A essência é que sejam permitidas negociações que hoje a Constituição já permite, mas acabam vetadas pela Justiça do Trabalho. “É necessário dar segurança jurídica aos acordos”, afirma, reservadamente, um técnico do governo. O texto constitucional é ambíguo ao determinar que se pode acertar qualquer coisa, desde que não se prejudiquem a saúde e a segurança no trabalho.

Rigidez

Para o governo, é possível aprovar algumas alterações ainda neste ano. Os empresários são menos otimistas. “Nada será resolvido antes das eleições municipais”, diz Furlan. Ele também vê dificuldades para convencer a opinião pública. “Temos de fazer um trabalho intenso para mostrar os benefícios à sociedade.” Ele considera um erro ter falado em “prevalecer o negociado sobre o legislado”, quando, na verdade, o que se defende é um marco legal prevendo negociações.

A lista de acordos que não dão certo devido à rigidez da lei, segundo empresários e governo, é ampla. Inclui casos como o de uma fábrica que decidiu bancar uma linha de ônibus gratuita entre suas instalações e o centro do município, mas teve de voltar atrás depois que viu risco de o tempo que os funcionários passavam no transporte ser contabilizado como hora de trabalho. Ou o do empresário que bancava a faculdade de alguns funcionários e desistiu depois de ser avisado de que teria de recolher encargos trabalhistas sobre o valor. “Pelo sistema atual, não posso sequer premiar os funcionários mais produtivos, pois se considera que isso fere a isonomia”, queixa-se Furlan.

Um exemplo de inflexibilidade citado de forma recorrente é o mínimo de uma hora para o almoço. Para algumas pessoas, seria maior vantagem fazer a refeição em meia hora e sair mais cedo do trabalho. O senador Paulo Paim (PT-RS) vê nessa ideia uma situação emblemática de risco de prejuízo ao trabalhador. “As empresas vão obrigar todo mundo a comer correndo, em 15 minutos. E não é só a alimentação. As pessoas precisarão descansar um pouco, do contrário o risco de acidente realmente vai aumentar”, avisa.
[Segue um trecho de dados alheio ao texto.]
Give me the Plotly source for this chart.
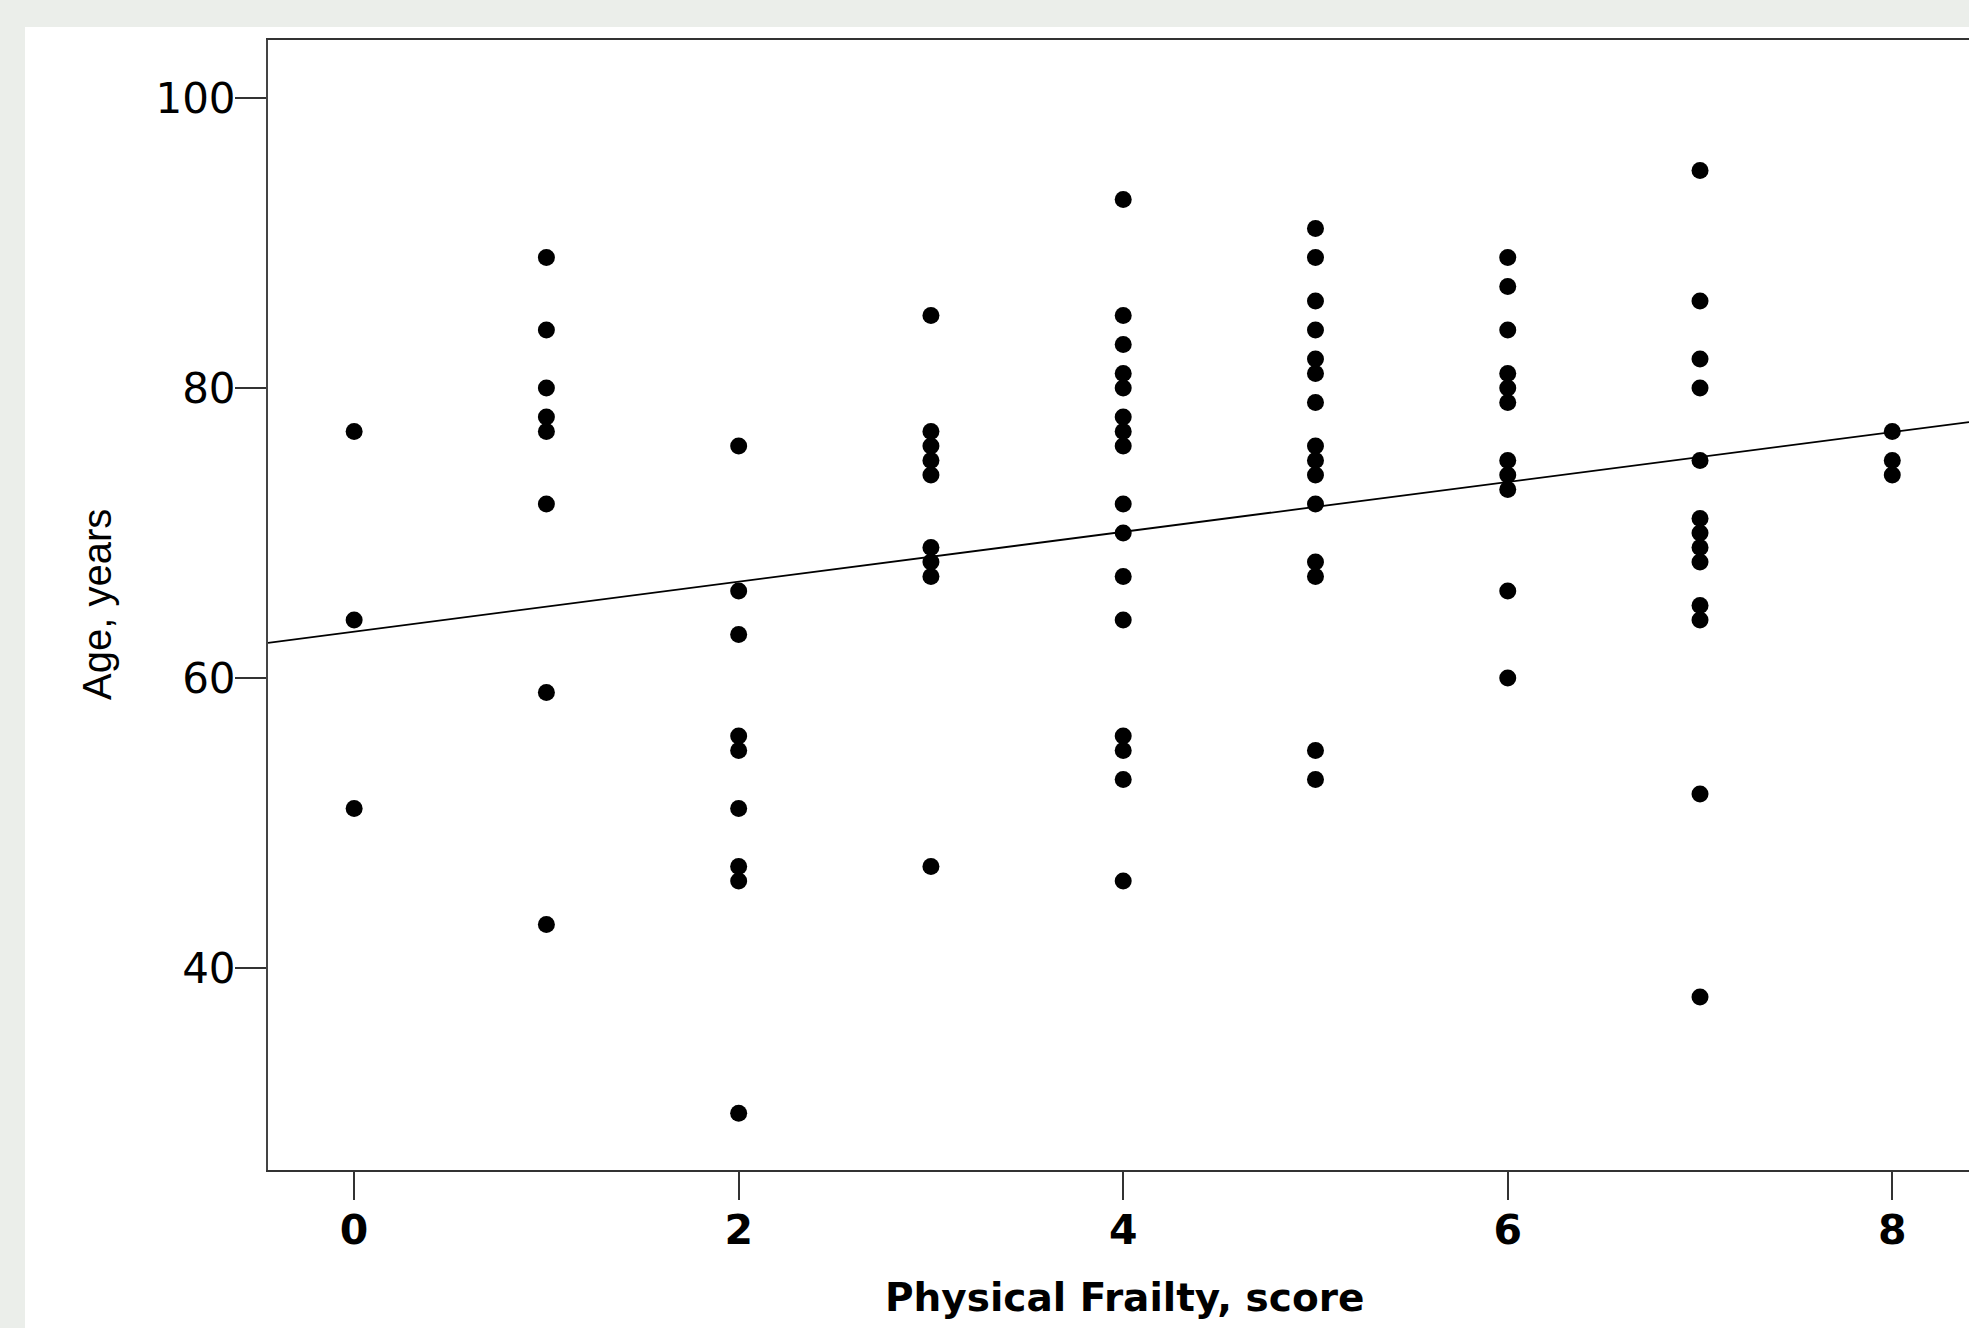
import plotly.graph_objects as go

# ---- data ----
frailty_scores = [0, 1, 2, 3, 4, 5, 6, 7, 8]
ages_by_score = {
    0: [77, 64, 51],
    1: [89, 84, 80, 78, 77, 72, 59, 43],
    2: [76, 66, 63, 56, 55, 51, 47, 46, 30],
    3: [85, 77, 76, 75, 74, 69, 68, 67, 47],
    4: [93, 85, 83, 81, 80, 78, 77, 76, 72, 70, 67, 64, 56, 55, 53, 46],
    5: [91, 89, 86, 84, 82, 81, 79, 76, 75, 74, 72, 68, 67, 55, 53],
    6: [89, 87, 84, 81, 80, 79, 75, 74, 73, 66, 60],
    7: [95, 86, 82, 80, 75, 71, 70, 69, 68, 65, 64, 52, 38],
    8: [77, 75, 74],
}
fit_intercept = 63.2
fit_slope = 1.72

x_tick_vals = [0, 2, 4, 6, 8]
y_tick_vals = [40, 60, 80, 100]
x_range = [-0.448, 8.399]
y_range = [26.08, 103.99]

xs, ys = [], []
for s in frailty_scores:
    for a in ages_by_score[s]:
        xs.append(s)
        ys.append(a)

line_x = x_range
line_y = [fit_intercept + fit_slope * v for v in line_x]

fig = go.Figure()
fig.add_trace(go.Scatter(
    x=line_x, y=line_y, mode="lines",
    line=dict(color="black", width=1.8),
    hoverinfo="skip", showlegend=False,
))
fig.add_trace(go.Scatter(
    x=xs, y=ys, mode="markers",
    marker=dict(color="black", size=17, symbol="circle", line=dict(width=0)),
    showlegend=False,
))

W, H = 1969, 1328
ml, mt, mb, mr = 268, 40, 158, 0
pw, ph = W - ml - mr, H - mt - mb

# white page area inside light grey frame
fig.add_shape(
    type="rect", xref="paper", yref="paper", layer="below",
    x0=(25 - ml) / pw, x1=1.0 + 5 / pw,
    y0=-(mb + 5) / ph, y1=1 + (mt - 27) / ph,
    fillcolor="white", line=dict(width=0),
)

fig.update_layout(
    width=W, height=H, autosize=False,
    margin=dict(l=ml, r=mr, t=mt, b=mb, pad=0),
    paper_bgcolor="#EBEEEA",
    plot_bgcolor="white",
    font=dict(family="DejaVu Sans, Liberation Sans, Arial", color="black"),
    xaxis=dict(
        range=x_range, tickvals=x_tick_vals, ticks="outside", ticklen=28,
        tickwidth=2, tickcolor="#333333", ticklabelstandoff=-5,
        showline=True, linecolor="#333333", linewidth=2, mirror=True,
        showgrid=False, zeroline=False,
        tickfont=dict(size=41, family="DejaVu Sans", weight="bold", color="black"),
    ),
    yaxis=dict(
        range=y_range, tickvals=y_tick_vals, ticks="outside", ticklen=31,
        tickwidth=2, tickcolor="#333333", ticklabelstandoff=-9,
        showline=True, linecolor="#444444", linewidth=2, mirror=False,
        showgrid=False, zeroline=False,
        tickfont=dict(size=42, family="DejaVu Sans", color="black"),
    ),
    annotations=[
        dict(text="Physical Frailty, score", xref="paper", yref="paper",
             x=(1124 - ml) / pw, y=0, xanchor="center", yanchor="middle",
             yshift=-127, showarrow=False,
             font=dict(size=39, family="DejaVu Sans", weight="bold", color="black")),
        dict(text="Age, years", xref="paper", yref="paper",
             x=0, y=0.5, xanchor="center", yanchor="middle", xshift=-171,
             textangle=-90, showarrow=False,
             font=dict(size=40, family="Liberation Sans, Arial", color="black")),
    ],
)

fig.write_html(
    "out.html",
    config={"displayModeBar": False},
    post_script="document.body.style.margin='0';document.body.style.padding='0';"
                "document.body.style.overflow='hidden';",
)
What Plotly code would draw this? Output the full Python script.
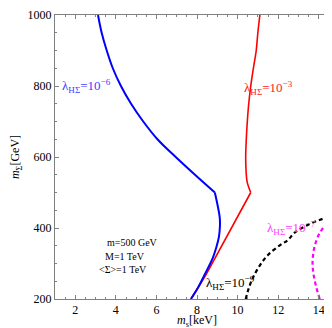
import plotly.graph_objects as go

# lambda_HS = 1e-6 (blue, solid); point 10 is the kink at m_Sigma = 500
blue_x = [3.12, 3.3, 3.55, 3.85, 4.25, 4.75, 5.35, 6.05, 6.95, 7.9, 8.88,
          9.03, 9.12, 9.13, 9.08, 8.95, 8.78, 8.54, 8.3, 8.04, 7.7]
blue_y = [1000, 950, 900, 850, 800, 750, 700, 650, 600, 550, 500,
          460, 430, 405, 375, 345, 316, 287, 260, 231, 200]

# lambda_HS = 1e-3 (red, solid); point 11 is the kink
red_x = [11.1, 11.0, 10.92, 10.78, 10.65, 10.55, 10.48, 10.43, 10.4, 10.42, 10.47, 10.65, 8.44, 8.04, 7.7]
red_y = [1000, 950, 900, 850, 800, 750, 700, 650, 600, 560, 530, 500, 268, 231, 200]

# lambda_HS = 1e-9 (black, dashed)
black_x = [10.4, 10.55, 10.75, 11.1, 11.5, 12.1, 12.48, 12.8, 13.5, 14.2, 14.8, 15.0]
black_y = [200, 230, 259, 295, 324, 352, 366, 386, 410, 426, 438, 446]

# lambda_HS = 1e-7 (magenta, dashed)
mag_x = [14.05, 13.85, 13.72, 13.7, 13.8, 14.05, 14.45, 14.95]
mag_y = [200, 240, 280, 310, 349, 386, 414, 428]

serif = "Liberation Serif"

fig = go.Figure()
fig.add_trace(go.Scatter(x=red_x[:12], y=red_y[:12], mode="lines", line_shape="spline",
                         line=dict(color="#ff0000", width=1.6)))
fig.add_trace(go.Scatter(x=red_x[11:], y=red_y[11:], mode="lines",
                         line=dict(color="#ff0000", width=1.6)))
fig.add_trace(go.Scatter(x=blue_x[:11], y=blue_y[:11], mode="lines", line_shape="spline",
                         line=dict(color="#0000ff", width=2)))
fig.add_trace(go.Scatter(x=blue_x[10:], y=blue_y[10:], mode="lines", line_shape="spline",
                         line=dict(color="#0000ff", width=2)))
fig.add_trace(go.Scatter(x=black_x, y=black_y, mode="lines", line_shape="spline",
                         line=dict(color="black", width=2.2, dash="4px,3px")))
fig.add_trace(go.Scatter(x=mag_x, y=mag_y, mode="lines", line_shape="spline",
                         line=dict(color="#ff00ff", width=2.2, dash="4px,3px")))

labels = [
    (1.3, 800, "λ<sub>HΣ</sub>=10<sup>−6</sup>", "#4040ff"),
    (10.25, 795, "λ<sub>HΣ</sub>=10<sup>−3</sup>", "#ff2020"),
    (11.4, 400, "λ<sub>HΣ</sub>=10<sup>−7</sup>", "#ff40ff"),
    (8.4, 245, "λ<sub>HΣ</sub>=10<sup>−9</sup>", "black"),
]
for x, y, t, c in labels:
    fig.add_annotation(x=x, y=y, text=t, showarrow=False, xanchor="left", borderpad=0,
                       font=dict(family=serif, size=13, color=c))

notes = [(4.82, 360, "m=500 GeV"), (4.45, 320, "M=1 TeV"), (4.33, 282, "&lt;Σ&gt;=1 TeV")]
for x, y, t in notes:
    fig.add_annotation(x=x, y=y, text=t, showarrow=False, borderpad=0,
                       font=dict(family=serif, size=10, color="black"))

# axis titles placed as annotations so they sit where the reference has them
fig.add_annotation(xref="paper", yref="paper", x=0.5, y=-0.112, yanchor="bottom",
                   text="<i>m</i><sub>s</sub>[keV]", showarrow=False,
                   font=dict(family=serif, size=12, color="black"))
fig.add_annotation(xref="paper", yref="paper", x=-0.137, y=0.5, xanchor="center",
                   textangle=-90, text="<i>m</i><sub>Σ</sub>[GeV]", showarrow=False,
                   font=dict(family=serif, size=12, color="black"))

axis_common = dict(showgrid=False, zeroline=False, showline=True, mirror="allticks",
                   linecolor="#808080", linewidth=1, ticks="inside", ticklen=4,
                   tickcolor="#808080", tickfont=dict(family=serif, size=12, color="black"))

fig.update_xaxes(range=[1, 15], tickvals=[2, 4, 6, 8, 10, 12, 14],
                 minor=dict(dtick=0.5, ticks="inside", ticklen=2, tickcolor="#808080"),
                 **axis_common)
fig.update_yaxes(range=[200, 1000], tickvals=[200, 400, 600, 800, 1000],
                 minor=dict(dtick=50, ticks="inside", ticklen=2, tickcolor="#808080"),
                 **axis_common)

fig.update_layout(width=332, height=328, showlegend=False,
                  margin=dict(l=47, r=1, t=7, b=37),
                  plot_bgcolor="white", paper_bgcolor="white")

fig.write_html("out.html")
Metalúrgico, ex-presidente do sindicato da categoria em Canoas, região metropolitana de Porto Alegre, o senador é uma das principais referências no Congresso. E vê como reprise o filme da reforma trabalhista. Proposta anterior foi aprovada pela Câmara, quando ele era deputado, no fim do governo de Fernando Henrique Cardoso. Mas, com o governo Lula, empacou no Senado. “Volta e meia eles vêm com essa história de negociar, sobretudo quando a economia vai mal”, nota. Ele diz ser a favor das negociações entre patrões e empregados, mas afirma que isso já é possível com o marco legal que o país tem hoje.